Freitag, 21. April 2017

Recep Tayyip Erdogan, das Referendum und die öffentliche Heuchelei


Projizieren macht Spaß. Gut vierhunderttausend bundesdeutsche Bürgerinnen und Bürger, die auch türkische Staatsangehörige sind und deshalb für das Referendum zur Verfassungsänderung votieren konnten, müssen für das Vergnügen an der öffentlichen Aufregung und Empörung und für die öffentliche Sorge herhalten. Worum geht es? Der öffentliche Vorwurf lautet: Bürger der Bundesrepublik unterstützen den Plan eines künftigen faschistischen Staats; sie leben in der einen Demokratie und sabotieren die andere. Keine Frage: der türkische Staat befindet sich in einem Zustand des Aufruhrs; seine Rechtsstaatlichkeit ist bedroht - wie sehr, lässt sich von weitem schwer sagen; das Votum des Referendums verschärft die offenbar schweren Konflikte des Landes. Keine Frage aber auch:  die Pläne der türkischen Regierung sind die Angelegenheit der türkischen Bürgerinnen und Bürger. Des weiteren: wenn die türkische Regierung aus der Staaten-Gemeinschaft, mit der sie Verträge unterhält, auszuscheren beabsichtigt, ist das die Angelegenheit der gemeinsamen Institutionen der Staaten. Wir müssen uns nicht einmischen als selbstberufene Lehrmeister der Demokratie.
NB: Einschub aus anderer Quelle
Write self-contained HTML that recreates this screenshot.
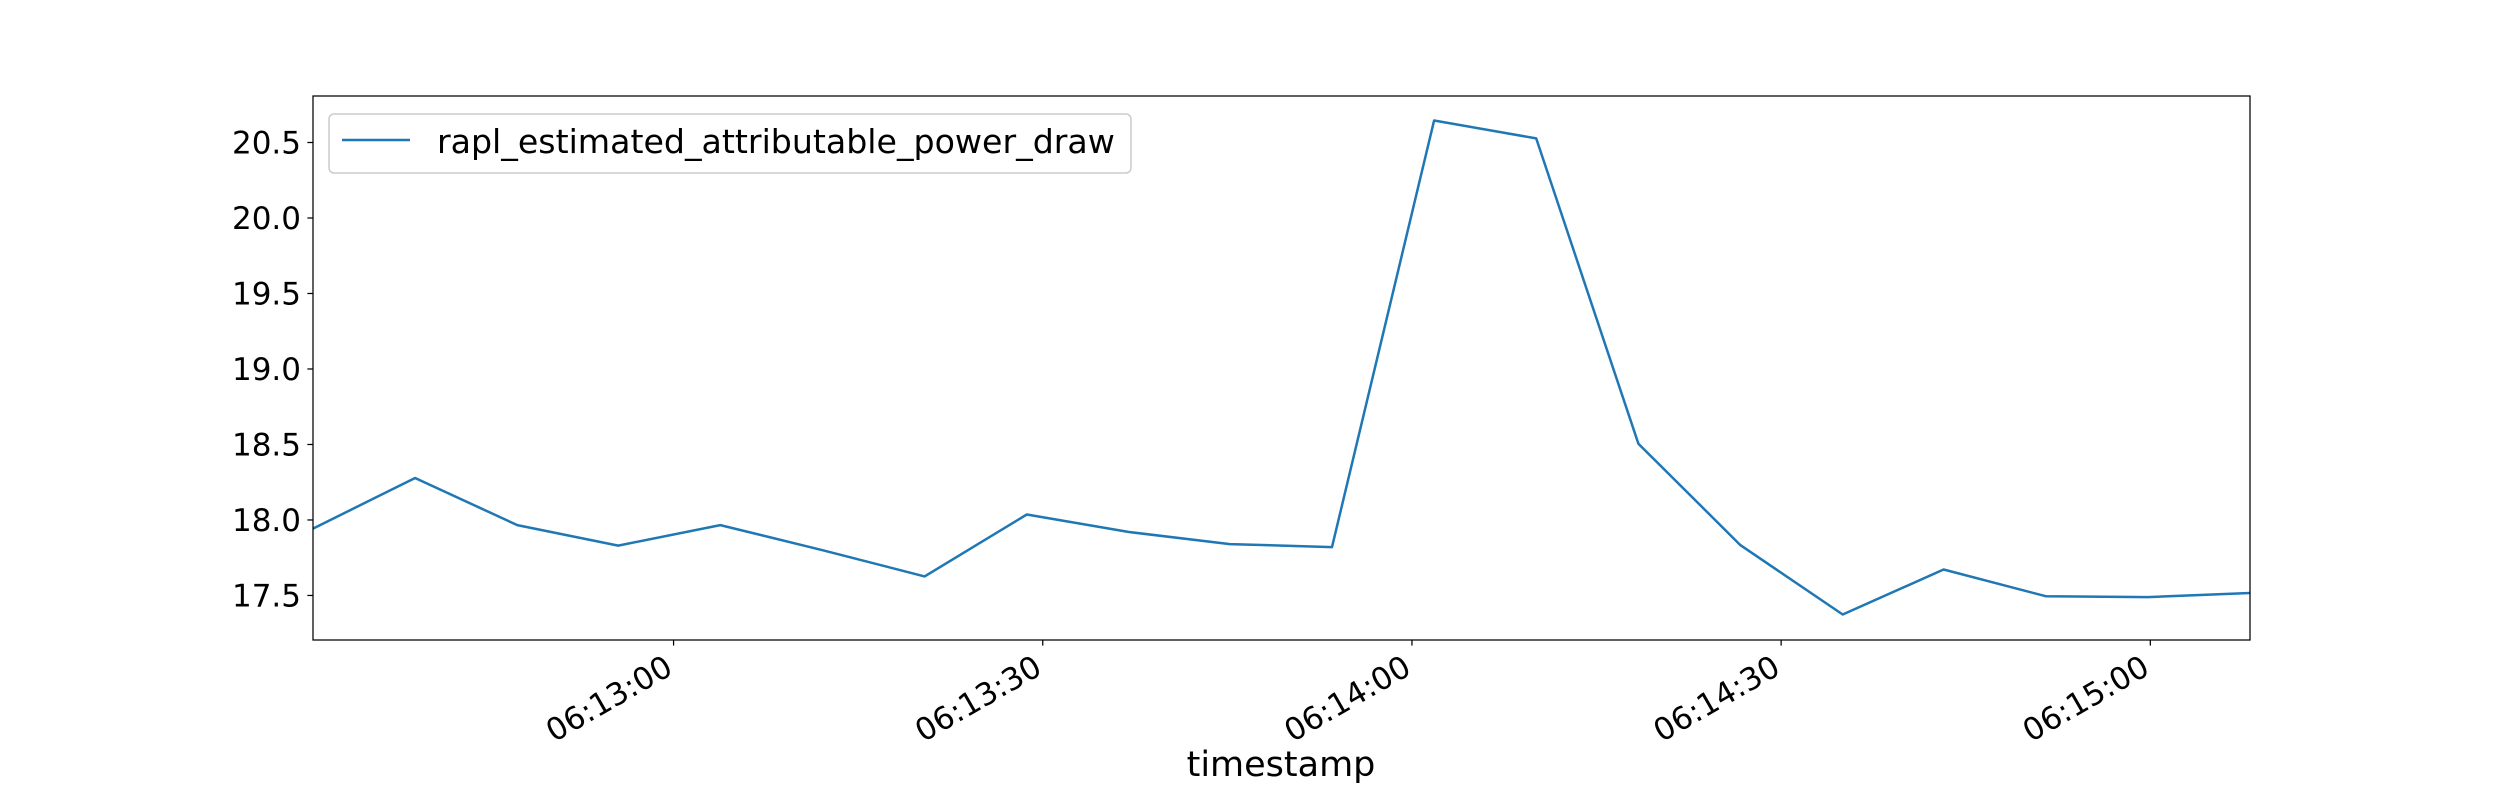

Was wird projiziert? Das Ressentiment unseren Bürgerinnen und Bürgern mit türkischen Wurzeln gegenüber. Sie sind nicht gern gesehen. Diese verbreitete - wie sehr, ist unklar; zum Glück bestehen auch erhebliche Sympathien - Abneigung gehört zu den kränkenden und traumatischen Alltagserfahrungen. Unverstanden ist die Wirkung der Katastrophe der offenbar von diesem Ressentiment geleiteten, gescheiterten Ermittlungsarbeit bei dem Versuch der Aufklärung der Morde, für die die Gruppe verantwortlich ist, die mit dem skandalösen Akronym einer ehemaligen Automarke belegt wurde - als hätte diese Gruppe eine zumindest im entferntesten Sinne politische Absicht verfolgt (s. meinen Blog vom 17.3.2017 Hart, aber unfair).

Es gibt keinen Grund für eine abfällige Berichterstattung. Beispiel: der Text von Berthold Kohler Abschied von den Lebenslügen in der Frankfurter Allgemeine Zeitung vom 19.4.2017 (S.1):
"Die mehr als 400 000 Türken, die hierzulande Erdogans Machtergreifung zustimmten, stellen zwar nur ein knappes Drittel der türkischen Wahlberechtigten und etwa ein Fünftel der rund zwei Millionen Menschen mit türkischer Staatsangehörigkeit in Deutschland dar".

Der Satz ist ein Beispiel für bundesdeutsche Herablassung. Die "Türken" sind (tatsächlich) "Menschen" - keine bundesdeutschen Bürgerinnen und Bürger. Dass Berthold Kohler von "Erdogans Machtergreifung" spricht, ist das Spiel des Kommentators mit dem vertrauten, strammen nationalsozialistischen Jargon von "Hitlers Machtergreifung" - die, wie wir alle wissen sollten, keine Ergreifung, sondern das Ergebnis der Kungelei hinter den Kulissen war, die Adolf Hitler ins Amt schob. Der Satz ist ein grobes Foul. Wenig später im Text wiederholt der Autor den kontaminierten Jargon von der Machtergreifung: sein zweites Foul.

Gegen Ende des Textes fand ich diesen Satz:

"Der größter Fehler der deutschen Integrationspolitik war es nicht, zu abweisend gewesen zu sein; sie war im Gegenteil zu großzügig und von einem falschen Verständnis von Toleranz geprägt".

War sie das? War es nicht umgekehrt? Wenn ein starkes Ressentiment kursiert, kann man schlecht einen klaren Gedanken fassen.